My eyes hurt from all the squints into the corner of the Kodak camera, in attempts to set up my perfect shot. My left index finger was sore from jamming into the shutter. Let alone my calves and poorly supported feet. I made it all the way to the Golden Gate Bridge and back. I walked close to six miles that day. I got lost in it all, I guess.

Out of curiosity, I promptly developed the photos at my nearby Walgreens. I was pleased with the results, but let the photos rest in their envelope, sitting in my nightstand of oblivion for two long years.

I remember packing for my freshman fall and coming across the photos, still in their envelope. One last look through my upper nightstand drawer. I threw them in my backpack without thinking much of it.

After Trips, in the swirls of excitement of finally being here, I opened my backpack and found my photos. I threw them into my top desk drawer and didn’t touch them. The new desk drawer of death.

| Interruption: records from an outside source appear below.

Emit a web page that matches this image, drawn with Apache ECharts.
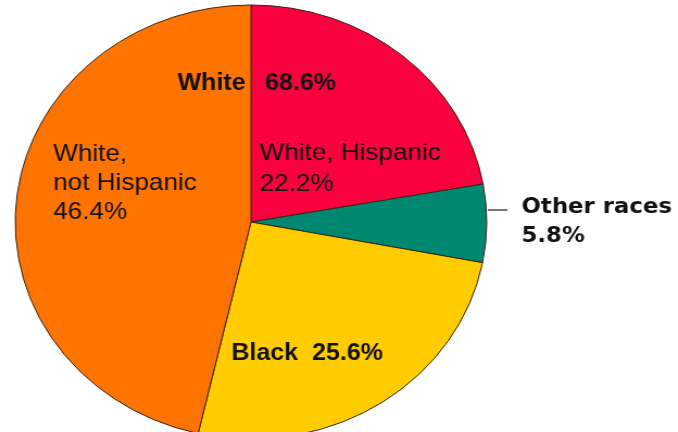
<!DOCTYPE html>
<html>
<head>
<meta charset="utf-8">
<script src="https://cdn.jsdelivr.net/npm/echarts@6/dist/echarts.min.js"></script>
<style>
  html, body { margin: 0; padding: 0; background: #fff; overflow: hidden; }
  /* the original pie is a circle stretched sideways */
  #main { width: 624px; height: 432px; transform: scaleX(1.0865); transform-origin: 0 0; }
</style>
</head>
<body>
<div id="main"></div>
<script>
  // slices, clockwise from 12 o'clock
  const categories = ["White, Hispanic", "Other races", "Black", "White,\nnot Hispanic"];
  const shares = [22.2, 5.8, 25.6, 46.4];
  const colors = ["#fa003f", "#00876f", "#ffcc00", "#ff7300"];
  // white total = hispanic + not hispanic
  const whiteLabel = "White";
  const whiteTotal = (shares[0] + shares[3]).toFixed(1) + "%";

  // where each label sits (chart px, before the stretch)
  const labelPos = [
    { x: 239, y: 138 },
    { x: 480, y: 193 },
    { x: 213, y: 340 },
    { x: 49, y: 140 },
  ];

  const plain = { fontFamily: "Liberation Sans", fontSize: 24, color: "#111", lineHeight: 31 };
  const bold = { fontFamily: "Liberation Sans", fontSize: 23, fontWeight: "bold", color: "#111", lineHeight: 28 };

  const data = categories.map((name, i) => {
    let item = { name: name, value: shares[i], itemStyle: { color: colors[i] } };
    if (i == 0) item.label = Object.assign({ position: "inside", align: "left" }, plain);
    if (i == 3) item.label = Object.assign({ position: "inside", align: "left" }, plain, { lineHeight: 29 });
    if (i == 2) item.label = Object.assign({ position: "inside", align: "left", formatter: "{b}  {c}%" }, bold);
    if (i == 1) {
      item.label = Object.assign({ position: "outside", align: "left" }, bold, {
        fontFamily: "DejaVu Sans", fontSize: 21, lineHeight: 29,
      });
      item.labelLine = { show: true, length: 8, length2: 10, lineStyle: { color: "#777", width: 2 } };
    }
    return item;
  });

  let myChart = echarts.init(document.getElementById("main"));
  let option = {
    animation: false,
    backgroundColor: "#fff",
    graphic: [
      {
        type: "text", x: 226, y: 84, z: 100,
        style: { text: whiteLabel, align: "right", verticalAlign: "middle",
          fontFamily: "Liberation Sans", fontSize: 23, fontWeight: "bold", fill: "#111" },
      },
      {
        type: "text", x: 244, y: 84, z: 100,
        style: { text: whiteTotal, align: "left", verticalAlign: "middle",
          fontFamily: "Liberation Sans", fontSize: 23, fontWeight: "bold", fill: "#111" },
      },
    ],
    series: [
      {
        type: "pie",
        center: [231, 222],
        radius: [0, 217],
        startAngle: 90,
        clockwise: true,
        avoidLabelOverlap: false,
        itemStyle: { borderColor: "#3a2418", borderWidth: 1 },
        label: { show: true, formatter: "{b}\n{c}%" },
        labelLine: { show: false },
        emphasis: { disabled: true },
        labelLayout: function (params) {
          let p = labelPos[params.dataIndex];
          let res = { x: p.x, y: p.y, align: "left", verticalAlign: "top" };
          if (params.dataIndex == 1) {
            res.labelLinePoints = [[449, 210], [458, 210], [467, 210]];
          }
          return res;
        },
        data: data,
      },
    ],
  };
  option && myChart.setOption(option);
</script>
</body>
</html>
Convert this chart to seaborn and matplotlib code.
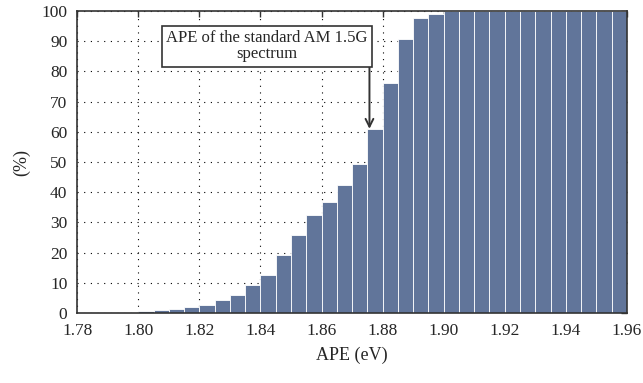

Flash forward past the honeymoon phase of that first fall. The San Francisco Giants are on their way to winning their second World Series in three years. My Facebook is unnecessarily distracting. Trying to focus on my work, sitting in front of my blank walls in my room, I opened my drawer. Restlessly, sitting back in my desk chair, I held the photos in my hands and dropped what I was doing (nothing productive). The blank wall in front of me, yearning for attention that freshman fall like all the other first-year dorm walls, turned into a masterpiece of wannabe artsy photos from home. The one photo of the Golden Gate Bridge, with the blurry peace sign that was my free hand, was the giveaway for visitors.

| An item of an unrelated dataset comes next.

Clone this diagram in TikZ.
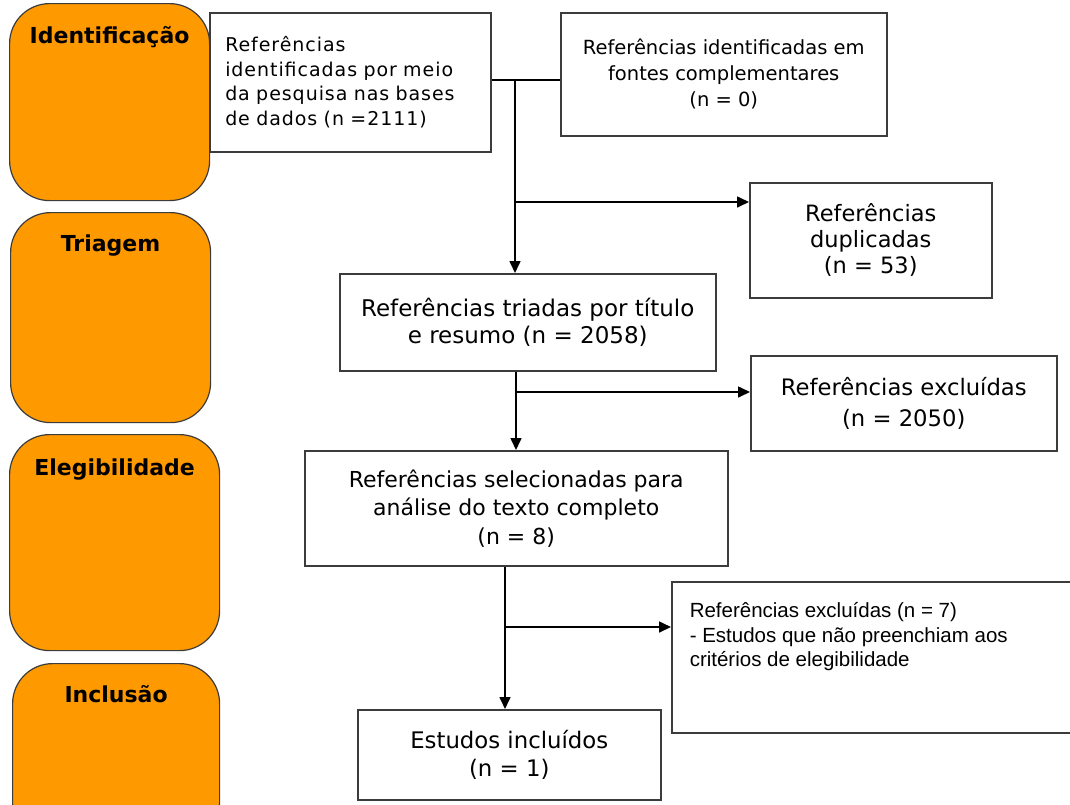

For a long time, these photos were the only things on my wall. I didn’t need anything else. But over time I have added bits and pieces of cards from friends and family, as a reminder of the places and people that shape me. Birthday cards, postcards from friends abroad, notes and drawings from supervisors and peers, two of the same Halloween card my grandma sent me two different years here. I have two posters, Christmas lights and a California flag. But I didn’t get any Valentine’s Day cards.